-- Begin Material provided --
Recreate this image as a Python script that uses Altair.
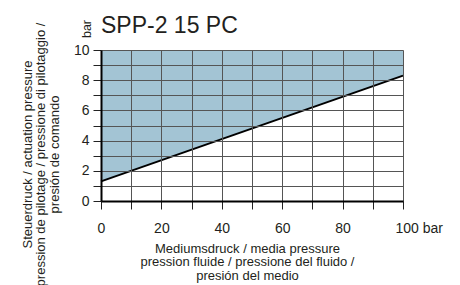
import altair as alt
import pandas as pd

# data
media_pressure = [0, 100]          # bar
actuation_min = [1.3, 8.3]         # bar
upper_limit = [10, 10]

x_ticks = list(range(0, 101, 10))
y_ticks = list(range(0, 11, 1))

title_text = "SPP-2 15 PC"
y_title = ["Steuerdruck / actuation pressure",
           "pression de pilotage / pressione di pilotaggio /",
           "presión de comando"]
x_title = ["Mediumsdruck / media pressure",
           "pression fluide / pressione del fluido /",
           "presión del medio"]
y_unit = "bar"

df = pd.DataFrame({"x": media_pressure, "y": actuation_min, "top": upper_limit})

FONT = "Liberation Sans"
TXT = "#231f20"

x_enc = alt.X("x:Q", scale=alt.Scale(domain=[0, 100], nice=False),
              axis=alt.Axis(values=x_ticks, grid=True, gridColor="#555", gridWidth=1,
                            domainColor="black", domainWidth=2,
                            tickColor="#222", tickSize=8, tickWidth=1,
                            labelExpr="datum.value % 20 == 0 ? (datum.value == 100 ? '100 bar' : datum.label) : ''",
                            labelAlign={"condition": {"test": "datum.value == 100", "value": "left"}, "value": "center"},
                            labelOffset={"condition": {"test": "datum.value == 100", "value": -8}, "value": 0},
                            labelFontSize=14, labelFont=FONT, labelColor=TXT, labelPadding=12,
                            labelOverlap=False,
                            title=x_title, titleFont=FONT, titleFontSize=13, titleFontWeight="normal",
                            titleColor=TXT, titleLineHeight=13.5, titleBaseline="alphabetic",
                            titleAlign="center", titleX=146, titleY=51, zindex=1))
y_enc = alt.Y("y:Q", scale=alt.Scale(domain=[0, 10], nice=False),
              axis=alt.Axis(values=y_ticks, grid=True, gridColor="#555", gridWidth=1,
                            domainColor="black", domainWidth=2,
                            tickColor="#222", tickSize=8, tickWidth=1,
                            labelExpr="datum.value % 2 == 0 ? datum.label : ''",
                            labelFontSize=14, labelFont=FONT, labelColor=TXT, labelPadding=4,
                            labelOverlap=False,
                            title=y_title, titleFont=FONT, titleFontSize=13, titleFontWeight="normal",
                            titleColor=TXT, titleLineHeight=13.5, titleAngle=270,
                            titleBaseline="alphabetic", titleAlign="center",
                            titleX=-70, titleY=104, zindex=1))

area = alt.Chart(df).mark_area(color="#a3c4d4", opacity=1).encode(
    x=x_enc, y=y_enc, y2="top:Q")
line = alt.Chart(df).mark_line(color="black", strokeWidth=2).encode(x=x_enc, y=y_enc)
unit = alt.Chart(pd.DataFrame({"t": [y_unit]})).mark_text(
    angle=270, align="center", baseline="alphabetic", font=FONT, fontSize=12.5, color=TXT
).encode(text="t:N", x=alt.value(-10), y=alt.value(-21))
head = alt.Chart(pd.DataFrame({"t": [title_text]})).mark_text(
    align="left", baseline="alphabetic", font=FONT, fontSize=23, color=TXT
).encode(text="t:N", x=alt.value(0), y=alt.value(-17))

chart = alt.layer(area, line, unit, head).properties(
    width=302, height=151,
    autosize=alt.AutoSizeParams(type="none"),
    padding={"left": 93, "top": 42, "right": 49, "bottom": 90},
).configure_view(stroke="black", strokeWidth=2).configure(background="white")

chart.save("out.html", embed_options={"renderer": "svg", "actions": False})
-- End Material provided --
*Directions:* Leave the pictures out and copy the rest of the data exactly.

*Expected output:*
Recreate this image as a Python script that uses Altair.
import altair as alt
import pandas as pd

# data
media_pressure = [0, 100]          # bar
actuation_min = [1.3, 8.3]         # bar
upper_limit = [10, 10]

x_ticks = list(range(0, 101, 10))
y_ticks = list(range(0, 11, 1))

title_text = "SPP-2 15 PC"
y_title = ["Steuerdruck / actuation pressure",
           "pression de pilotage / pressione di pilotaggio /",
           "presión de comando"]
x_title = ["Mediumsdruck / media pressure",
           "pression fluide / pressione del fluido /",
           "presión del medio"]
y_unit = "bar"

df = pd.DataFrame({"x": media_pressure, "y": actuation_min, "top": upper_limit})

FONT = "Liberation Sans"
TXT = "#231f20"

x_enc = alt.X("x:Q", scale=alt.Scale(domain=[0, 100], nice=False),
              axis=alt.Axis(values=x_ticks, grid=True, gridColor="#555", gridWidth=1,
                            domainColor="black", domainWidth=2,
                            tickColor="#222", tickSize=8, tickWidth=1,
                            labelExpr="datum.value % 20 == 0 ? (datum.value == 100 ? '100 bar' : datum.label) : ''",
                            labelAlign={"condition": {"test": "datum.value == 100", "value": "left"}, "value": "center"},
                            labelOffset={"condition": {"test": "datum.value == 100", "value": -8}, "value": 0},
                            labelFontSize=14, labelFont=FONT, labelColor=TXT, labelPadding=12,
                            labelOverlap=False,
                            title=x_title, titleFont=FONT, titleFontSize=13, titleFontWeight="normal",
                            titleColor=TXT, titleLineHeight=13.5, titleBaseline="alphabetic",
                            titleAlign="center", titleX=146, titleY=51, zindex=1))
y_enc = alt.Y("y:Q", scale=alt.Scale(domain=[0, 10], nice=False),
              axis=alt.Axis(values=y_ticks, grid=True, gridColor="#555", gridWidth=1,
                            domainColor="black", domainWidth=2,
                            tickColor="#222", tickSize=8, tickWidth=1,
                            labelExpr="datum.value % 2 == 0 ? datum.label : ''",
                            labelFontSize=14, labelFont=FONT, labelColor=TXT, labelPadding=4,
                            labelOverlap=False,
                            title=y_title, titleFont=FONT, titleFontSize=13, titleFontWeight="normal",
                            titleColor=TXT, titleLineHeight=13.5, titleAngle=270,
                            titleBaseline="alphabetic", titleAlign="center",
                            titleX=-70, titleY=104, zindex=1))

area = alt.Chart(df).mark_area(color="#a3c4d4", opacity=1).encode(
    x=x_enc, y=y_enc, y2="top:Q")
line = alt.Chart(df).mark_line(color="black", strokeWidth=2).encode(x=x_enc, y=y_enc)
unit = alt.Chart(pd.DataFrame({"t": [y_unit]})).mark_text(
    angle=270, align="center", baseline="alphabetic", font=FONT, fontSize=12.5, color=TXT
).encode(text="t:N", x=alt.value(-10), y=alt.value(-21))
head = alt.Chart(pd.DataFrame({"t": [title_text]})).mark_text(
    align="left", baseline="alphabetic", font=FONT, fontSize=23, color=TXT
).encode(text="t:N", x=alt.value(0), y=alt.value(-17))

chart = alt.layer(area, line, unit, head).properties(
    width=302, height=151,
    autosize=alt.AutoSizeParams(type="none"),
    padding={"left": 93, "top": 42, "right": 49, "bottom": 90},
).configure_view(stroke="black", strokeWidth=2).configure(background="white")

chart.save("out.html", embed_options={"renderer": "svg", "actions": False})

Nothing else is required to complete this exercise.